Assuming you have gotten this far without any errors its now time to parse the response data in varBinds. PySNMP’s generator commands describe varBinds as A sequence of ObjectType class instances representing MIB variables returned in SNMP response. We also know that an ObjectType instance represents the ObjectIdentity (which MIB variable was queried) and the payload that was returned in the response. This is useful because it tells us first which MIB variable is being returned (in our case sysName) and then what the value is. In our case we only queried sysName so its a safe assumption to make that we got a response for sysName, but in the example showed earlier where we queried for both sysName and sysDescr, it would be useful to know which element in the varBinds list corresponds to which MIB variable.

In our example of querying for sysName we can see that varBinds has the following structure:

>>> len(varBinds)
1
>>> type(varBinds[0])
<class 'pysnmp.smi.rfc1902.ObjectType'>
>>> varBinds
[ObjectType(ObjectIdentity(<ObjectName value object, tagSet <TagSet object, tags 0:0:6>, payload [1.3.6.1.2.1.1.5.0]>), <DisplayString value object, tagSet <TagSet object, tags 0:0:4>, subtypeSpec <ConstraintsIntersection object, consts <ValueSizeConstraint object, consts 0, 65535>, <ValueSizeConstraint object, consts 0, 255>, <ValueSizeConstraint object, consts 0, 255>>, encoding iso-8859-1, payload [Router1.lab.yaklin.ca]>)]

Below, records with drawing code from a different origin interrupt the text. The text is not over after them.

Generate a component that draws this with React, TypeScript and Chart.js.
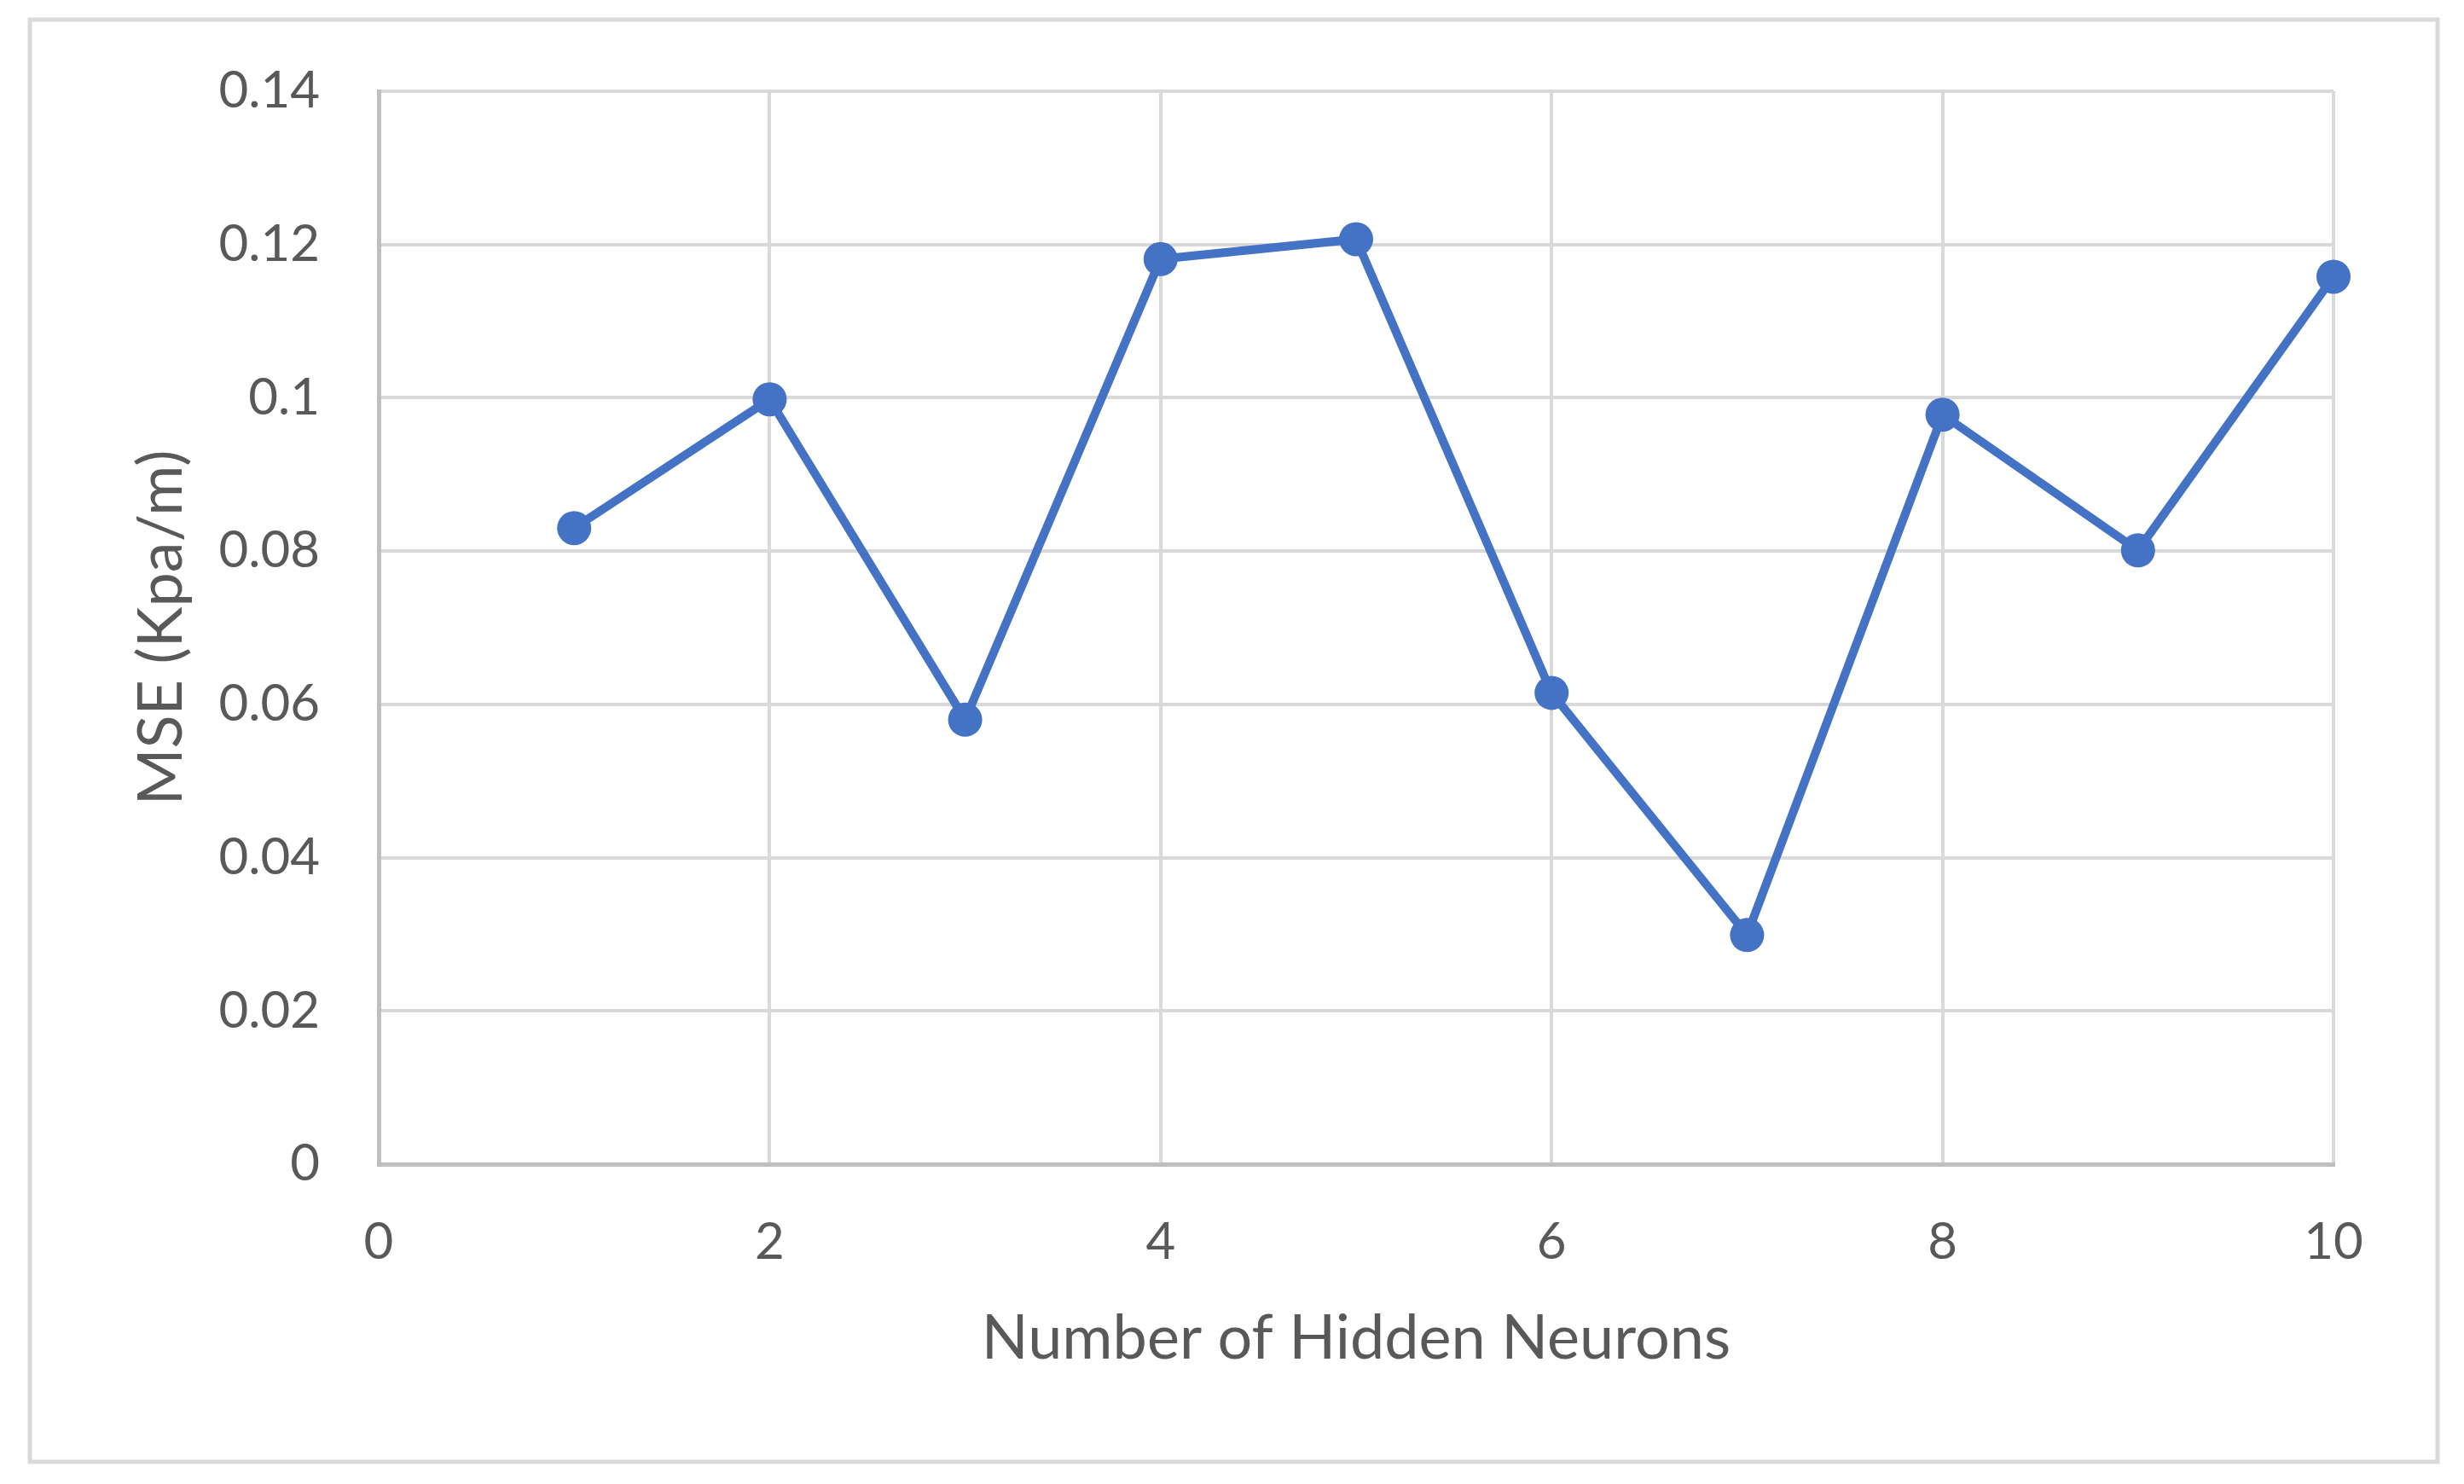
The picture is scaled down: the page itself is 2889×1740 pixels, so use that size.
import React, { useEffect, useRef } from "react";
import { Chart, registerables } from "chart.js";

Chart.register(...registerables);

const neurons = [1, 2, 3, 4, 5, 6, 7, 8, 9, 10];
const mseValues = [0.083, 0.0998, 0.058, 0.1181, 0.1207, 0.0615, 0.0299, 0.0978, 0.0801, 0.1158];
const xTitle = "Number of Hidden Neurons";
const yTitle = "MSE (Kpa/m)";

const W = 2889;
const H = 1740;
const FONT = "Lato, 'Open Sans', sans-serif";
const TEXT = "#595959";

const borderPlugin = {
  id: "outerBorder",
  beforeDraw(chart: any) {
    const ctx = chart.ctx;
    ctx.save();
    ctx.fillStyle = "#ffffff";
    ctx.fillRect(0, 0, chart.width, chart.height);
    ctx.strokeStyle = "#D9D9D9";
    ctx.lineWidth = 5;
    ctx.strokeRect(35, 23, 2858 - 35, 1714 - 23);
    ctx.restore();
  },
};

export default function App() {
  const ref = useRef<HTMLCanvasElement | null>(null);
  useEffect(() => {
    if (!ref.current) return;
    const chart = new Chart(ref.current, {
      type: "line",
      data: {
        datasets: [
          {
            data: neurons.map((x, i) => ({ x, y: mseValues[i] })),
            borderColor: "#4472C4",
            backgroundColor: "#4472C4",
            borderWidth: 10,
            pointRadius: 20,
            pointBorderWidth: 0,
            pointBackgroundColor: "#4472C4",
            tension: 0,
            clip: false,
          },
        ],
      },
      plugins: [borderPlugin],
      options: {
        animation: false,
        responsive: false,
        devicePixelRatio: 1,
        layout: { padding: { left: 0, top: 107, right: 153, bottom: 0 } },
        plugins: { legend: { display: false }, tooltip: { enabled: false } },
        scales: {
          x: {
            type: "linear",
            min: 0,
            max: 10,
            afterFit: (s: any) => {
              s.height = H - 1365;
            },
            ticks: {
              stepSize: 2,
              color: TEXT,
              padding: 56,
              font: { family: FONT, size: 60 },
            },
            grid: { color: "#D9D9D9", lineWidth: 4, drawTicks: false },
            border: { color: "#BFBFBF", width: 5 },
            title: {
              display: true,
              text: xTitle,
              color: TEXT,
              font: { family: FONT, size: 72 },
              padding: { top: 0, bottom: 127 },
            },
          },
          y: {
            min: 0,
            max: 0.14,
            afterFit: (s: any) => {
              s.width = 444;
            },
            ticks: {
              stepSize: 0.02,
              color: TEXT,
              padding: 69,
              font: { family: FONT, size: 60 },
              callback: (v: any) => String(parseFloat(Number(v).toFixed(2))),
            },
            grid: { color: "#D9D9D9", lineWidth: 4, drawTicks: false },
            border: { color: "#BFBFBF", width: 5 },
            title: {
              display: true,
              text: yTitle,
              color: TEXT,
              font: { family: FONT, size: 72 },
              padding: { top: 147, bottom: 0 },
            },
          },
        },
      },
    } as any);
    return () => chart.destroy();
  }, []);
  return (
    <div style={{ position: "absolute", left: 0, top: 0, width: W, height: H, background: "#fff" }}>
      <canvas ref={ref} width={W} height={H} style={{ display: "block", width: W, height: H }} />
    </div>
  );
}
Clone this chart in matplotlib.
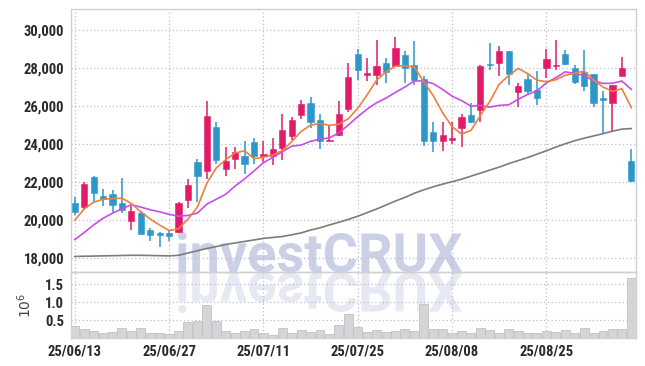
import numpy as np
import pandas as pd
from matplotlib import pyplot as plt
from matplotlib.font_manager import FontProperties
from matplotlib.textpath import TextPath
from matplotlib.patches import PathPatch, Rectangle
from matplotlib.transforms import Affine2D

# daily candles, 2025-06-13 .. 2025-09-05 (KRX trading days)
dates = pd.bdate_range("2025-06-13", "2025-09-05")
dates = dates[dates != pd.Timestamp("2025-08-15")]

opens = [20900, 20700, 22300, 21250, 21400, 20900, 19950, 20400, 19500, 19300,
         19300, 19400, 21050, 23050, 22600, 24900, 22700, 23250, 23400, 24100,
         23400, 23400, 23800, 24450, 25550, 26150, 25300, 24150, 24500, 25850,
         28750, 27650, 27650, 28300, 28100, 28700, 28200, 27450, 24650, 24150,
         24250, 24850, 25550, 25800, 28250, 28300, 28900, 26750, 27450, 26850,
         28000, 28100, 28750, 28000, 27800, 27700, 26450, 26200, 27600, 23100]
highs = [21200, 22000, 22350, 21650, 21600, 22200, 20750, 20500, 19600, 19400,
         19450, 20950, 22150, 23200, 26300, 25150, 23850, 23850, 24150, 24350,
         24150, 24350, 25600, 25450, 26350, 26500, 25600, 25000, 26300, 28300,
         29000, 28550, 29500, 28550, 29650, 28900, 29450, 27600, 25150, 25200,
         25200, 25600, 26150, 28200, 29350, 29200, 28900, 27250, 27700, 27850,
         29000, 29500, 28950, 28200, 28950, 27700, 26800, 27100, 28600, 23750]
lows = [20250, 20550, 20950, 20750, 20450, 20400, 19500, 19250, 18900, 18600,
        18900, 19300, 20650, 20950, 22150, 22950, 22350, 22700, 22450, 22950,
        23050, 22900, 23150, 24200, 25350, 24850, 23750, 24150, 24450, 25700,
        27400, 27350, 27150, 27250, 28050, 27250, 27150, 23900, 23600, 23650,
        24000, 23850, 25100, 25150, 27900, 27600, 27150, 25950, 26600, 26050,
        27500, 27900, 28200, 27200, 26800, 25950, 24550, 24700, 27600, 22000]
closes = [20450, 21900, 21450, 21100, 20800, 20550, 20500, 19250, 19200, 19200,
          19150, 20900, 21850, 22350, 25500, 23150, 23100, 23600, 22950, 23400,
          23500, 23750, 24750, 25300, 26100, 25150, 24200, 24250, 25600, 27550,
          27900, 27750, 28100, 27800, 29050, 28000, 27400, 24200, 24200, 24500,
          24350, 25450, 25150, 28150, 28200, 28900, 27700, 27050, 26800, 26450,
          28500, 28200, 28250, 27300, 27050, 26150, 26350, 27100, 28000, 22050]
volumes = [350000, 260000, 210000, 150000, 180000, 280000, 210000, 280000, 150000, 150000,
           100000, 210000, 450000, 490000, 930000, 490000, 210000, 150000, 210000, 240000,
           140000, 80000, 280000, 150000, 230000, 170000, 230000, 125000, 375000, 680000,
           320000, 180000, 230000, 180000, 210000, 260000, 210000, 950000, 260000, 240000,
           130000, 200000, 140000, 280000, 230000, 140000, 260000, 200000, 140000, 140000,
           200000, 170000, 230000, 140000, 280000, 140000, 200000, 260000, 260000, 1670000]

# moving averages: leading values come from history before the window
ma5_head = [20000, 20600, 20950, 21100]
ma10_head = [18980, 19350, 19750, 20100, 20370, 20600, 20820, 20690, 20550]
ma_long = [18090, 18100, 18110, 18120, 18130, 18140, 18150, 18150, 18140, 18130,
           18120, 18150, 18270, 18390, 18510, 18610, 18720, 18800, 18880, 18960,
           19040, 19090, 19140, 19230, 19330, 19480, 19600, 19750, 19890, 20040,
           20210, 20400, 20590, 20800, 21010, 21200, 21420, 21600, 21760, 21900,
           22030, 22160, 22320, 22480, 22640, 22800, 22980, 23140, 23300, 23480,
           23660, 23850, 24030, 24190, 24320, 24440, 24560, 24690, 24800, 24830]

UP = "#e11b68"
DOWN = "#2e96c8"
GRID = "#b9bdd6"
SPINE = "#d0d0d0"
TXT = "#2a2a2a"
tick_font = dict(family=["Roboto Condensed", "Archivo Narrow", "DejaVu Sans"],
                 weight="bold", size=10.5)

close_s = pd.Series(closes, dtype=float)
ma5 = close_s.rolling(5).mean().to_numpy()
ma5[:4] = ma5_head
ma10 = close_s.rolling(10).mean().to_numpy()
ma10[:9] = ma10_head

x = np.arange(len(dates))

fig = plt.figure(figsize=(6.45, 3.66), dpi=100)
fig.patch.set_facecolor("white")
ax = fig.add_axes([71 / 645, 1 - 272 / 366, 565 / 645, 263 / 366])
vax = fig.add_axes([71 / 645, 1 - 338 / 366, 565 / 645, 66 / 366], sharex=ax)

# watermark "investCRUX" + mirrored reflection, behind the axes
tp = TextPath((0, 0), "investCRUX", size=1, prop=FontProperties(family="Roboto", weight="bold"))
bb = tp.get_extents()
s = 284 / bb.width
x0 = 178 - bb.x0 * s
base = 366 - 272
to_fig = Affine2D().scale(1 / 100) + fig.dpi_scale_trans
fig.patches.append(PathPatch(tp, transform=Affine2D().scale(s, s).translate(x0, base) + to_fig,
                             fc="#cbd0e7", ec="none", zorder=-2))
fig.patches.append(PathPatch(tp, transform=Affine2D().scale(s, -s).translate(x0, base - 1) + to_fig,
                             fc="#e6e8f3", ec="none", zorder=-2))

for a in (ax, vax):
    a.set_facecolor("none")
    for sp in a.spines.values():
        sp.set_color(SPINE)
        sp.set_linewidth(1.0)
    a.grid(True, color=GRID, linestyle=(0, (1, 2)), linewidth=0.9)
    a.set_axisbelow(True)
    a.tick_params(length=0, colors=TXT, pad=5)

# candles
for i in x:
    o, h, l, c = opens[i], highs[i], lows[i], closes[i]
    col = UP if c >= o else DOWN
    ax.vlines(i, l, h, color=col, linewidth=1.1, zorder=3)
    lo, hi = min(o, c), max(o, c)
    ax.add_patch(Rectangle((i - 0.33, lo), 0.66, max(hi - lo, 40), fc=col, ec=col,
                           linewidth=0.4, zorder=4))

ax.plot(x, ma_long, color="#7c7c7c", linewidth=1.2, zorder=5)
ax.plot(x, ma10, color="#c84ee8", linewidth=1.2, zorder=5)
ax.plot(x, ma5, color="#ef7f3e", linewidth=1.2, zorder=5)

ax.set_ylim(17270, 31130)
ax.set_xlim(-0.4, 59.5)
ax.set_yticks(np.arange(18000, 30001, 2000))
ax.set_yticklabels([f"{v:,}" for v in range(18000, 30001, 2000)], fontdict=tick_font)
ax.tick_params(labelbottom=False)

vax.bar(x, np.array(volumes) / 1e6, width=0.95, color="#d5d5d7", edgecolor="#c2c2c4",
        linewidth=0.6, zorder=3)
vax.set_ylim(0, 1.85)
vax.set_yticks([0.5, 1.0, 1.5])
vax.set_yticklabels(["0.5", "1.0", "1.5"], fontdict=tick_font)
vax.set_ylabel(r"$10^6$", fontsize=10, color="#444444", labelpad=8)

xt = np.arange(0, len(dates), 10)
vax.set_xticks(xt)
vax.set_xticklabels([dates[i].strftime("%y/%m/%d") for i in xt], fontdict=tick_font)

fig.savefig("out.png", dpi=100, facecolor="white")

There is a handy helper function called .prettyPrint() associated with ObjectType that can transform the whole response to a nice string by concatenating the MIB variable name and the response value together:

>>> varBinds[0].prettyPrint()
'SNMPv2-MIB::sysName.0 = Router1.lab.yaklin.ca'

In most scripts we will only care about the returned value and this can be accessed by referring to the payload of the ObjectType:

>>> varBinds[0][1].prettyPrint()
'Router1.lab.yaklin.ca'

A Note on Compiled MIB’s and PySNMP

PySNMP looks for MIB files in a few locations that have been compiled in a specific format that it understands. Out of the box PySNMP comes with a few standard MIB’s pre-compiled and this helps with translating the MIB variable names when parsing the varBinds ObjectType() instances, as well as allowing us to reference these MIB variables by name when defining the ObjectType() we want to query.

In cases where we are querying based on an OID because we don’t have a MIB pre-compiled, varBinds response variables are a bit more difficult to interpret. Take as an example the following varBinds variable that I queried which has a name of entPhysicalSerialNum and an OID of 1.3.6.1.2.1.47.1.1.1.1.11 so that I can get the serial number of a router (in this case at entPhysicalIndex of 1):

iterator = getCmd(
    SnmpEngine(),
    CommunityData('rostring', mpModel=1),
    UdpTransportTarget(('192.168.11.201', 161)),
    ContextData(),
    ObjectType(ObjectIdentity('1.3.6.1.2.1.47.1.1.1.1.11.1'))
)

errorIndication, errorStatus, errorIndex, varBinds = next(iterator)

When looking at the response for varBinds you can see that the MIB variable name isn’t fully translated by PySNMP:

>>> varBinds[0].prettyPrint()
'SNMPv2-SMI::mib-2.47.1.1.1.1.11.1 = 9ZEB8BXGIB6LD28LWUY1O'

In an upcoming post I plan on highlighting how to compile MIB’s so that you’re able to reference a human readable name like entPhysicalIndex instead of its OID, and PySNMP in return is able to translate the OID back to a human readable name for you.